En raison de la privatisation de la collecte des ordures à Winnipeg, des travailleurs occupent des emplois précaires, dangereux et mal rémunérés, et ce, sans protection et formation adéquates.

Selon une étude du Centre canadien de politiques alternatives, entre 2012 et 2017, une part importante de la collecte des ordures a été confiée à des travailleurs journaliers embauchés par l’entremise d’agences de placement temporaire. La majorité de ces travailleurs précaires étaient autochtones ou métis.

L’étude intitulée Trashed: How Outsourcing Municipal Solid Waste Collection Kicks Workers to the Curb (À la poubelle, ou comment la sous-traitance de la collecte des ordures met les travailleurs à la rue) s’intéresse aux activités de l’entreprise Emterra qui détenait un contrat pour la collecte de la plupart des ordures de Winnipeg de 2012 au mois d’octobre dernier.

Le document explique que des fonds publics ont été versés à une entreprise qui a exploité et mis en danger des personnes vulnérables. Selon les conclusions de l’étude, la Ville de Winnipeg devrait plutôt offrir de bons emplois directement et offrir de la formation aux travailleurs qui doivent surmonter des obstacles à l’emploi.

De plus, dans le cadre de leurs plans de mise en œuvre des appels à l’action de la Commission de vérité et réconciliation, l’administration municipale et le gouvernement provincial devraient aider les travailleurs marginalisés à s’intégrer au marché du travail, notamment en leur fournissant de bons emplois d’éboueurs.

En 2005, la municipalité a confié l’ensemble des opérations de collecte des ordures au privé. Auparavant, un entrepreneur privé et les employés municipaux membres de la section locale 500 du SCFP se partageaient la tâche. En 2013, la section locale 500 a syndiqué les éboueurs et les chauffeurs de benne à ordures d’Emterra.

Pour diminuer ses coûts d’opération, Emterra a par la suite confié la majorité de la collecte des ordures à des sous-traitants qui emploient des travailleurs temporaires.

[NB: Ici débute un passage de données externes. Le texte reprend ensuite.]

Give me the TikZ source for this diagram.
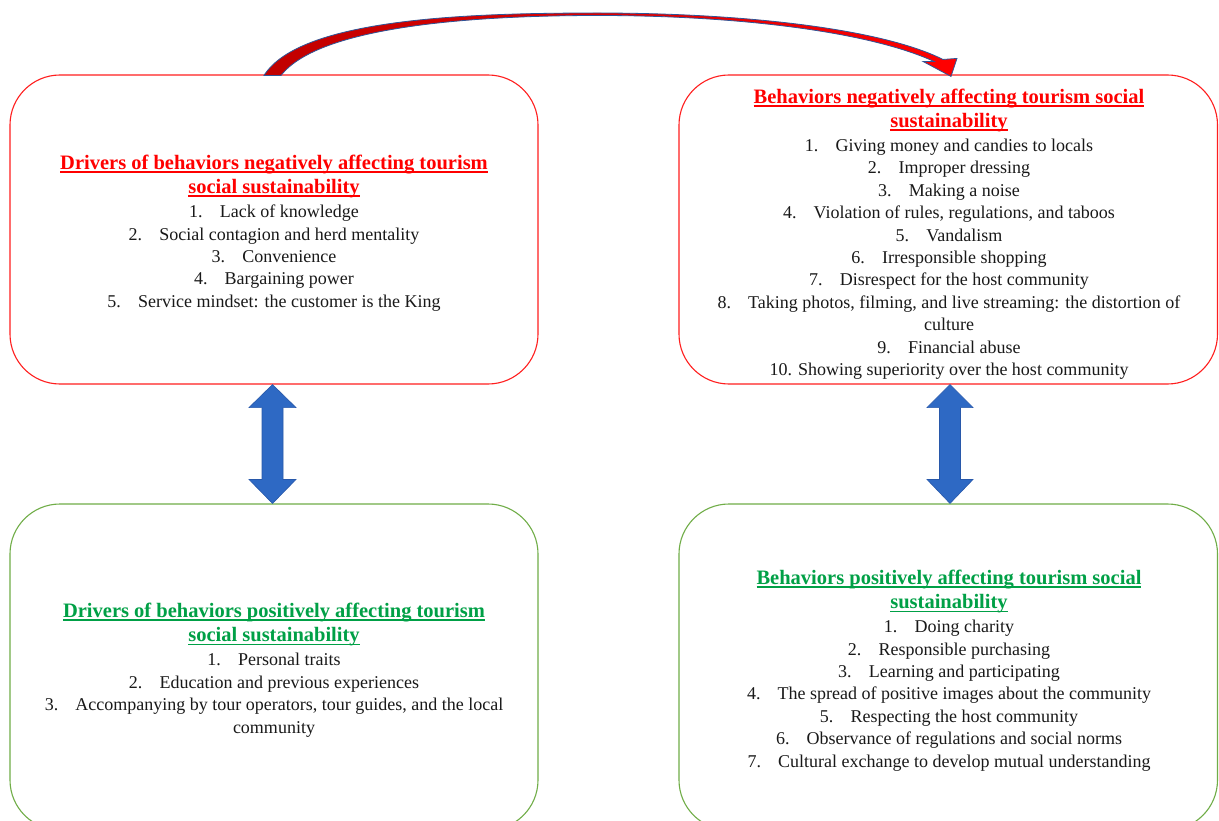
\documentclass[tikz,border=0pt]{standalone}
\usepackage{fontspec}
\setmainfont{Liberation Serif}
\usetikzlibrary{calc}
\definecolor{ttlred}{RGB}{255,0,0}
\definecolor{ttlgreen}{RGB}{0,160,70}
\definecolor{boxred}{RGB}{255,30,30}
\definecolor{boxgreen}{RGB}{112,173,71}
\definecolor{arrblue}{RGB}{46,105,196}
\definecolor{arredge}{RGB}{40,88,170}
\definecolor{curvedark}{RGB}{192,0,0}
\definecolor{curvelight}{RGB}{255,0,0}
\definecolor{curveedge}{RGB}{47,85,151}
\definecolor{bodytext}{RGB}{25,25,25}
\newsavebox\ulbox
\newcommand\ulin[1]{\sbox\ulbox{#1}\rlap{\rule[-3.5pt]{\wd\ulbox}{1.8pt}}\usebox\ulbox}
\newcommand\bodyfont{\fontsize{18}{22.4}\selectfont}
\newcommand\titlefont{\fontsize{20.5}{24.5}\selectfont\bfseries}
\newcommand\ttlR[1]{{\titlefont\color{ttlred}\ulin{#1}}}
\newcommand\ttlG[1]{{\titlefont\color{ttlgreen}\ulin{#1}}}
\newcommand\itm[2]{#1.\hspace{0.95em}#2}
\begin{document}
\begin{tikzpicture}[x=1pt,y=-1pt,
  boxbase/.style={draw, rounded corners=50pt, line width=1.1pt, inner sep=0pt},
  redbox/.style={boxbase, draw=boxred},
  greenbox/.style={boxbase, draw=boxgreen},
  txt/.style={align=center, font=\bodyfont, text=bodytext, inner sep=0pt},
  dblarrow/.style={fill=arrblue, draw=arredge, line width=0.6pt},
  curvearrow/.style={left color=curvedark, right color=curvelight, draw=curveedge, line width=0.8pt}]
\useasboundingbox (0,0) rectangle (1219,821);
\clip (0,0) rectangle (1219,821);
\fill[white] (0,0) rectangle (1219,821);

% boxes
\node[redbox, minimum width=528pt, minimum height=309pt] (b1) at (274,229.5) {};
\node[redbox, minimum width=538.5pt, minimum height=309pt] (b2) at (948.25,229.5) {};
\node[greenbox, minimum width=528pt, minimum height=326pt] (b3) at (274,667) {};
\node[greenbox, minimum width=538.5pt, minimum height=326pt] (b4) at (948.25,667) {};

% texts
\node[txt] (t1) at (274,233) {\ttlR{Drivers of behaviors negatively affecting tourism}\\[2pt]
\ttlR{social sustainability}\\[1.5pt]
\itm{1}{Lack of knowledge}\\
\itm{2}{Social contagion and herd mentality}\\
\itm{3}{Convenience}\\
\itm{4}{Bargaining power}\\
\itm{5}{Service mindset: the customer is the King}};

\node[txt] (t2) at (949,234) {\ttlR{Behaviors negatively affecting tourism social}\\[2pt]
\ttlR{sustainability}\\[1.5pt]
\itm{1}{Giving money and candies to locals}\\
\itm{2}{Improper dressing}\\
\itm{3}{Making a noise}\\
\itm{4}{Violation of rules, regulations, and taboos}\\
\itm{5}{Vandalism}\\
\itm{6}{Irresponsible shopping}\\
\itm{7}{Disrespect for the host community}\\
\itm{8}{Taking photos, filming, and live streaming: the distortion of}\\
culture\\
\itm{9}{Financial abuse}\\
10. Showing superiority over the host community};

\node[txt] (t3) at (274,670) {\ttlG{Drivers of behaviors positively affecting tourism}\\[2pt]
\ttlG{social sustainability}\\[1.5pt]
\itm{1}{Personal traits}\\
\itm{2}{Education and previous experiences}\\
\itm{3}{Accompanying by tour operators, tour guides, and the local}\\
community};

\node[txt] (t4) at (949,670.5) {\ttlG{Behaviors positively affecting tourism social}\\[2pt]
\ttlG{sustainability}\\[1.5pt]
\itm{1}{Doing charity}\\
\itm{2}{Responsible purchasing}\\
\itm{3}{Learning and participating}\\
\itm{4}{The spread of positive images about the community}\\
\itm{5}{Respecting the host community}\\
\itm{6}{Observance of regulations and social norms}\\
\itm{7}{Cultural exchange to develop mutual understanding}};

% vertical double arrows between boxes
\coordinate (la) at ($(b1.south)+(-1.5,0)$);
\coordinate (lb) at ($(b3.north)+(-1.5,0)$);
\draw[dblarrow] (la) -- ++(23.5,23) -- ++(-13,0) |- ($(lb)+(10.5,-24)$) -- ++(13,0) -- (lb)
  -- ++(-23.5,-24) -- ++(13,0) |- ($(la)+(-10.5,23)$) -- ++(-13,0) -- cycle;
\coordinate (ra) at ($(b2.south)+(1.75,0)$);
\coordinate (rb) at ($(b4.north)+(1.75,0)$);
\draw[dblarrow] (ra) -- ++(23,23) -- ++(-12.5,0) |- ($(rb)+(10.5,-24)$) -- ++(12.5,0) -- (rb)
  -- ++(-23,-24) -- ++(12.5,0) |- ($(ra)+(-10.5,23)$) -- ++(-12.5,0) -- cycle;

% curved arrow from b1 to b2
\coordinate (cs1) at ($(b1.north)+(-10,1)$);
\coordinate (cs2) at ($(b1.north)+(7,1)$);
\coordinate (ctip) at ($(b2.north)+(2.75,2)$);
\draw[curvearrow] (cs1) .. controls (300,18) and (470,13) .. (598,13)
  .. controls (740,13) and (880,28) .. ($(ctip)+(-8,-17)$)
  -- ($(ctip)+(6,-18)$) -- (ctip) -- ($(ctip)+(-28,-15)$) -- ($(ctip)+(-17,-15)$)
  .. controls (870,32) and (740,15.5) .. (598,15.5)
  .. controls (480,15.5) and (320,25) .. (cs2) -- cycle;
\end{tikzpicture}
\end{document}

L’étude souligne la réduction importante des salaires et des conditions de travail des employés survenue à la suite de la privatisation totale et de la sous-traitance. Bon nombre des travailleurs à l’emploi des sous-traitants vivent même sous le seuil de pauvreté. En tant qu’employés temporaires, ils ont peu ou pas de pouvoir sur leur horaire de travail. Ils ne savent même pas s’ils travailleront le lendemain.

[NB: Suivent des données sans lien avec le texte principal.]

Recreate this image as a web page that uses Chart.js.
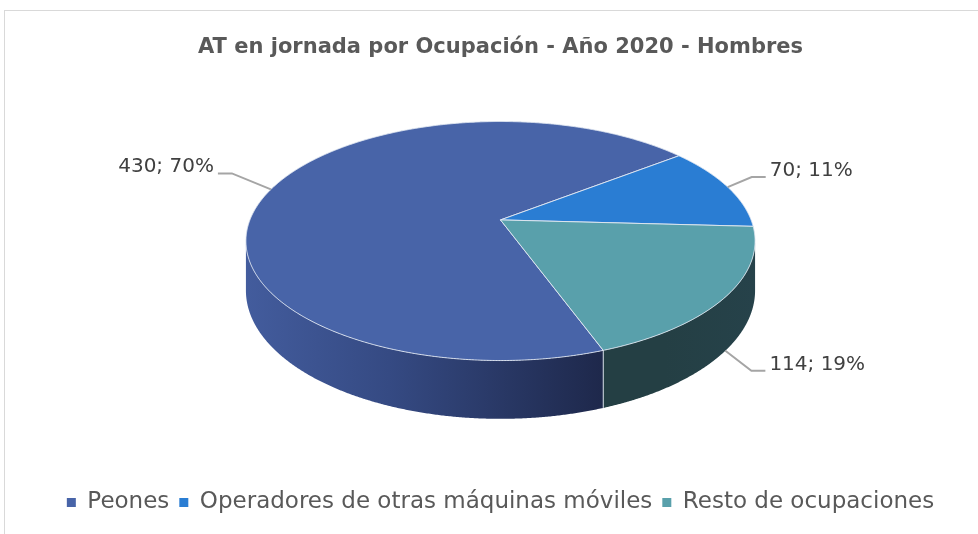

L’auteure du rapport, Ellen Smirl, a rencontré 20 travailleurs précaires affectés à la collecte des ordures. Elle a aussi consulté les dossiers de la province en matière de sécurité et de sécurité au travail. Les travailleurs ont fait état de nombreux dangers et plusieurs infractions. Ils ont aussi dit craindre de signaler les accidents et les conditions de travail dangereuses. L’un d’eux a affirmé avoir été sanctionné parce qu’il avait dénoncé la situation.

Malgré les menaces de représailles, l’étude a recensé 22 ordonnances de cessation du travail émises par la Division de la sécurité et de l’hygiène du travail du Manitoba pour des infractions qui posent un risque à la sécurité et à la vie des travailleurs.

En 2017, la municipalité a retenu les services de nouveaux entrepreneurs privés sans envisager sérieusement le rapatriement à l’interne, une solution qui aurait pourtant permis d’améliorer les normes d’emploi et d’optimiser l’usage des fonds publics. Les nouvelles entreprises ont encore la possibilité d’exploiter les travailleurs en recourant à la sous-traitance.

« Un des problèmes avec la sous-traitance, c’est qu’on a très peu de contrôle sur ce que fait l’entrepreneur, car, au bout du compte, il a pour objectif de faire de l’argent, pas de fournir un service de qualité », a expliqué le président de la section locale 500, Gord Delbridge.

La section locale 500 poursuit sa croisade en vue de rapatrier la collecte des ordures à l’interne. Au début du mois, la Ville de Winnipeg a décidé de confier la collecte des ordures des immeubles multifamiliaux, comme les immeubles locatifs et en copropriété, à ses employés municipaux. Ce projet pilote sera lancé en 2020.